Thursday, April 7, 2016

Discerning What God is Asking of Us Daily

Discerning What God is Asking of Us:  Every day, we face the challenge of doing God’s will, even in the smallest decisions of the day.   Doing God will involves discerning which spirit to follow: the evil spirit the spirit that opposes God’s will for us, that wants its own way, not God’s, or the spirit that empowers us to obey the will of our Creator. In today’s first reading, Acts 5: 27-33, the Apostles are brought before the Sanhedrin and are questioned by the high priest, accusing them of teaching in Jesus’ name when human beings have  ordered them to stop doing so.  Peter and the Apostles are unafraid and firmly state that they must obey God, not human beings. They keep their focus on the Lord Jesus, whom God has “exalted…at his right hand as leader and savior to grant Israel repentance and forgiveness of sins.” Peter and the Apostles will not stop giving witness to this truth that has become their truth.
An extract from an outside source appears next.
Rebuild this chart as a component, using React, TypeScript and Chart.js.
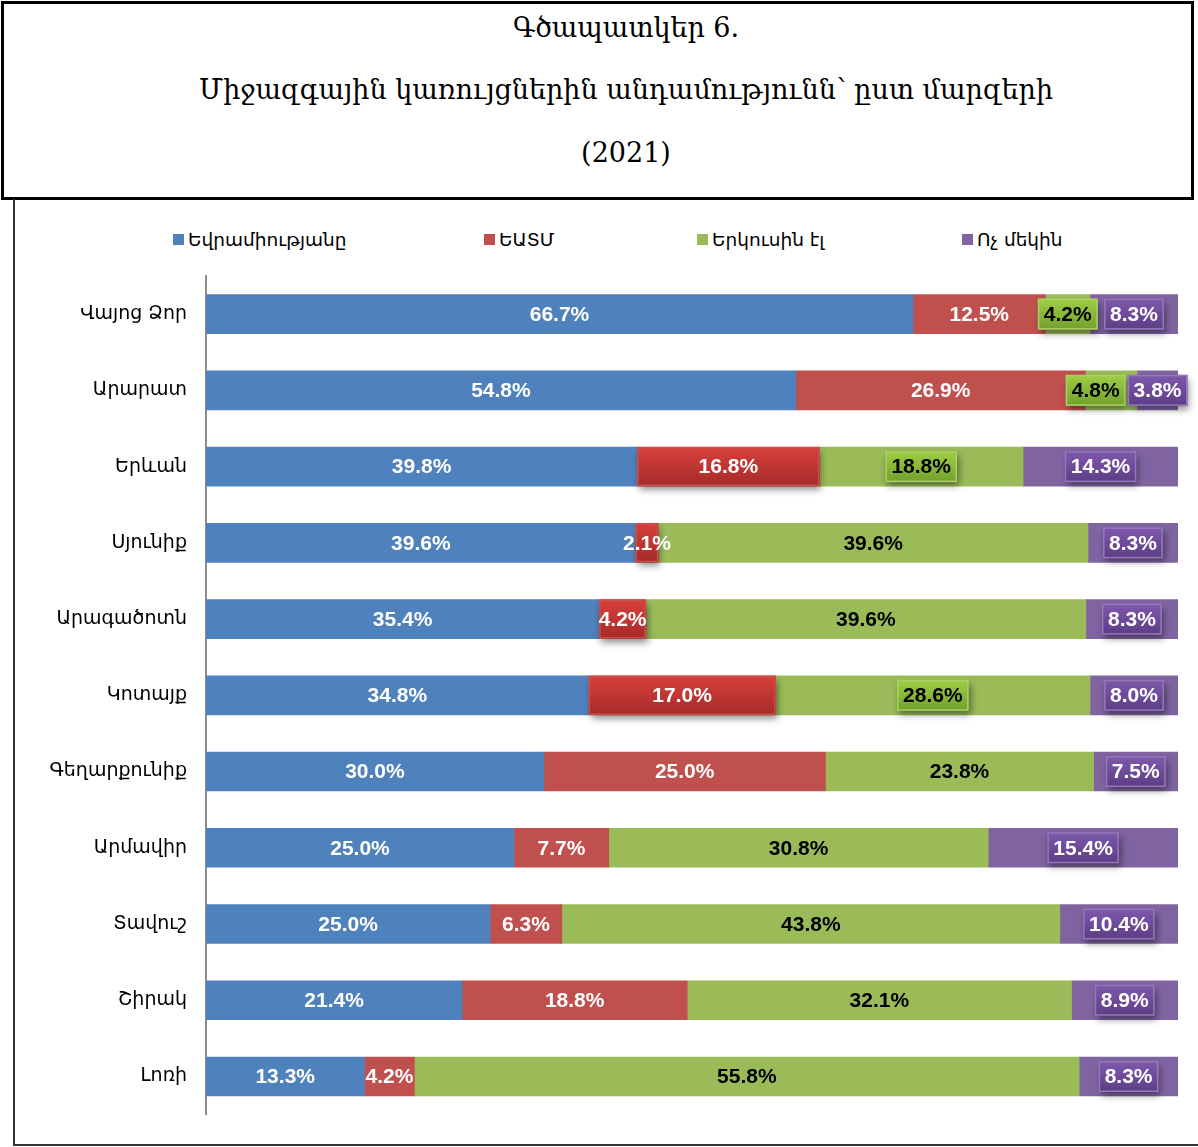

Our faith, like that of Peter’s and the Apostles’, will be tested. It is in the testing that our faith is strengthened, that we learn the art of discernment. However, we are very capable of ignoring the good spirit and going our own way, thus weakening our faith. God does not ever give up, however. Whether we follow Jesus as our leader and savior does not diminish God’s desire to lead us in the right direction. God does not falter. We do.

Discernment includes discerning the decisions we make each day: those by which we followed the good spirit’s lead as well as those by which we followed the spirit within us that opposes God’s way for us. When we choose the latter, we are often choosing the easiest road to follow, the easiest decision to make or we make no decision which, in fact, is a decision!  We are usually then avoiding sacrifice and hardship. “It’s too hard,” we complain. “I’m not up to it,” we argue.  “I’m too young, too old, too this, too that; I’m not smart enough, pretty enough, educated enough; I’m scared; I don’t have the skills and am unwilling to develop them” and so on and on and on as we make one excuse after another and another and another!


Where do you find yourself in discerning the will of God for you in the smallest and not so small decisions that you face?